‘I thought I would run one’: marathon runner, 60, nears 200th race, yet says running doesn’t come naturally
- Michael Cartwright took up running at 44, and ran his first marathon three years later; since retiring in 2014, he’s been averaging 20 marathons a year
- As he looks ahead to his 200th next month in Thailand, the former Hong Kong police officer reveals the joy racing brings him and his tips for finishing 42.1km
To lose weight and get back in shape, Michael Cartwright took up running in 2003, aged 44. His fitness quest was to become an enduring passion.
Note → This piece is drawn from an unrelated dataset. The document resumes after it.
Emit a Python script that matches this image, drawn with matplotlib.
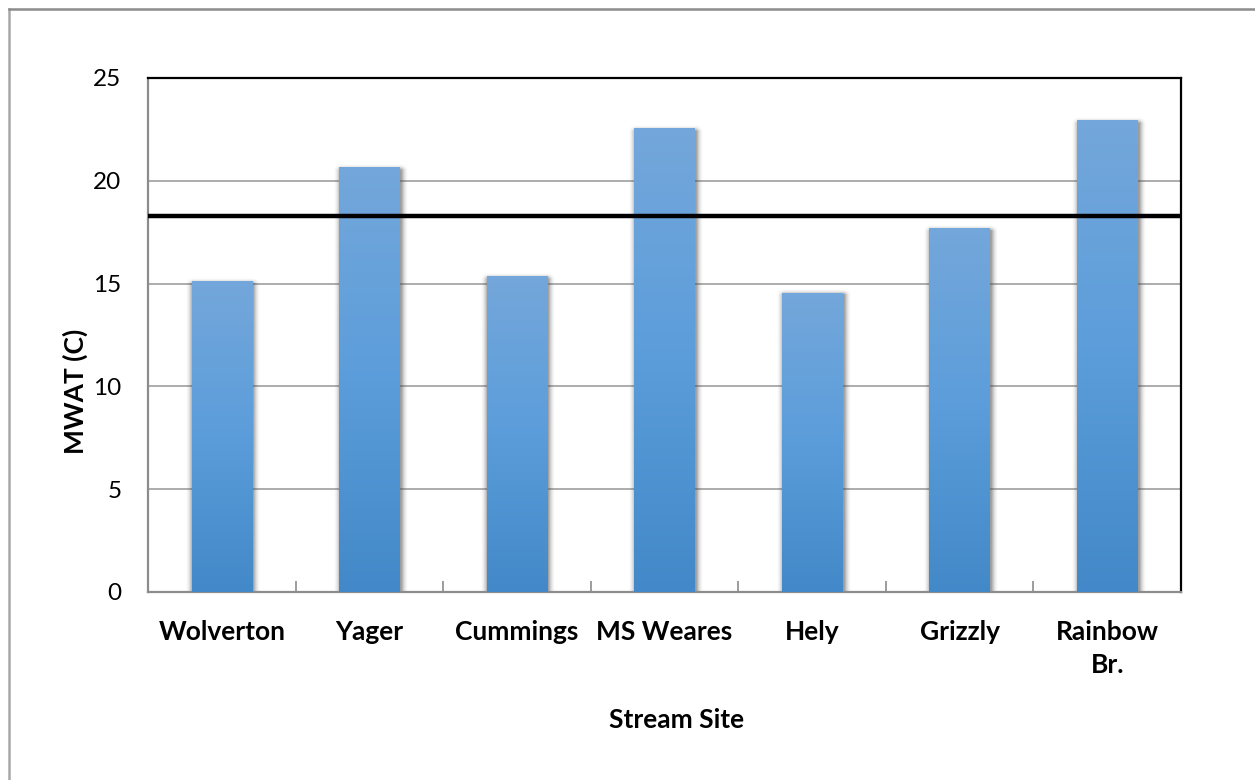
import matplotlib.pyplot as plt
import numpy as np
from matplotlib.lines import Line2D
from matplotlib.colors import LinearSegmentedColormap

plt.rcParams['font.family'] = ['Lato', 'DejaVu Sans']

# MWAT by stream site
sites = ["Wolverton", "Yager", "Cummings", "MS Weares", "Hely", "Grizzly", "Rainbow\nBr."]
mwat = [15.13, 20.68, 15.38, 22.57, 14.56, 17.71, 22.96]
criterion = 18.3

fig = plt.figure(figsize=(12.55, 7.8), dpi=100)
ax = fig.add_axes([148 / 1255, 188 / 780, 1033 / 1255, 514 / 780])

x = np.arange(len(sites))
bar_w = 0.41
bars = ax.bar(x, mwat, width=bar_w, color='none', edgecolor='none', zorder=3)

ax.set_xlim(-0.5, len(sites) - 0.5)
ax.set_ylim(0, 25)

# gradient fill + soft shadow for each bar
grad = LinearSegmentedColormap.from_list('blu', ['#4388C8', '#5B9DDA', '#74A7DB'])
g = np.linspace(0, 1, 256).reshape(-1, 1)
for rect in bars:
    x0, w, h = rect.get_x(), rect.get_width(), rect.get_height()
    # shadow, fading out from the bar edges
    sx = 0.05
    sy = 0.3
    nx, ny = 160, 300
    xs = np.linspace(x0 - sx, x0 + w + sx, nx)
    ys = np.linspace(0, h + sy, ny)
    ax_ = np.clip(np.minimum(xs - (x0 - sx), (x0 + w + sx) - xs) / sx, 0, 1)
    ay_ = np.clip(((h + sy) - ys) / sy, 0, 1)
    alpha = np.outer(ay_, ax_) ** 2 * 0.55
    shadow = np.zeros((ny, nx, 4))
    shadow[..., 0:3] = 0.3
    shadow[..., 3] = alpha
    ax.imshow(shadow, extent=[x0 - sx + 0.008, x0 + w + sx + 0.008, 0, h + sy - 0.12],
              origin='lower', aspect='auto', zorder=2.5, interpolation='bilinear')
    im = ax.imshow(g, cmap=grad, extent=[x0, x0 + w, 0, h], origin='lower',
                   aspect='auto', zorder=3, interpolation='bilinear')
    im.set_clip_path(rect)

ax.set_xlim(-0.5, len(sites) - 0.5)
ax.set_ylim(0, 25)

# threshold line
ax.axhline(criterion, color='black', lw=3.2, zorder=4)

# grid and spines
ax.set_yticks([0, 5, 10, 15, 20, 25])
ax.yaxis.grid(True, color='#A6A6A6', lw=1.3, zorder=0)
ax.set_axisbelow(True)
for side in ['left', 'bottom']:
    ax.spines[side].set_color('#8C8C8C')
    ax.spines[side].set_linewidth(1.6)
for side in ['top', 'right']:
    ax.spines[side].set_color('black')
    ax.spines[side].set_linewidth(1.6)

ax.tick_params(axis='y', length=0, pad=19, labelsize=17.5, labelcolor='black')
ax.set_xticks(x)
ax.set_xticklabels(sites, fontsize=19, fontweight='bold', linespacing=1.45, va='top')
ax.tick_params(axis='x', length=0, pad=20)
ax.set_xticks(np.arange(len(sites) - 1) + 0.5, minor=True)
ax.tick_params(axis='x', which='minor', direction='in', length=8, width=1.2, color='#8C8C8C')

ax.set_ylabel('MWAT (C)', fontsize=19, fontweight='bold')
ax.yaxis.set_label_coords(-0.058, 0.39)
fig.text(677 / 1255, 1 - 720 / 780, 'Stream Site', fontsize=19, fontweight='bold',
         ha='center', va='center')

# outer chart border
fig.add_artist(Line2D([9 / 1255, 9 / 1255], [0, 1 - 9 / 780], transform=fig.transFigure,
                      color='#A8A8A8', lw=1.8))
fig.add_artist(Line2D([9 / 1255, 1], [1 - 9 / 780, 1 - 9 / 780], transform=fig.transFigure,
                      color='#8C8C8C', lw=1.8))

fig.savefig('out.png', dpi=100)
Fast forward 16 years and Cartwright, now 60, is poised to run his 200th full marathon in Phuket next month.
Cartwright had moved to Hong Kong from the UK as a 19-year-old and joined the Hong Kong Police Force. When he laced up his trainers in middle age, he took it easy: “I ran short distances at first, two kilometres, then three, and gradually built up my stamina to run up to 10 kilometres.”
When running 10km no longer seemed hard, Cartwright signed up for the inaugural Phuket Half Marathon [21.1km] in 2005.
“I watched the full marathon [42.1km] runners passing by, looking exhausted and I remember saying to myself that those people were crazy and that I was never going to do that,” he recalls with a smile.
A year later, inspired by Dean Karnazes’ book Ultra Marathon Man that chronicles the American author’s journey of running the equivalent of 10 marathons across Death Valley and Sierra Nevada in California and the South Pole, Cartwright found himself at the starting line of the 2006 Beijing Marathon.
“I thought I would run one marathon and then probably go back to running half marathons,” he says. The Beijing race had a daunting cut-off time of five hours, so Cartwright hired a running coach.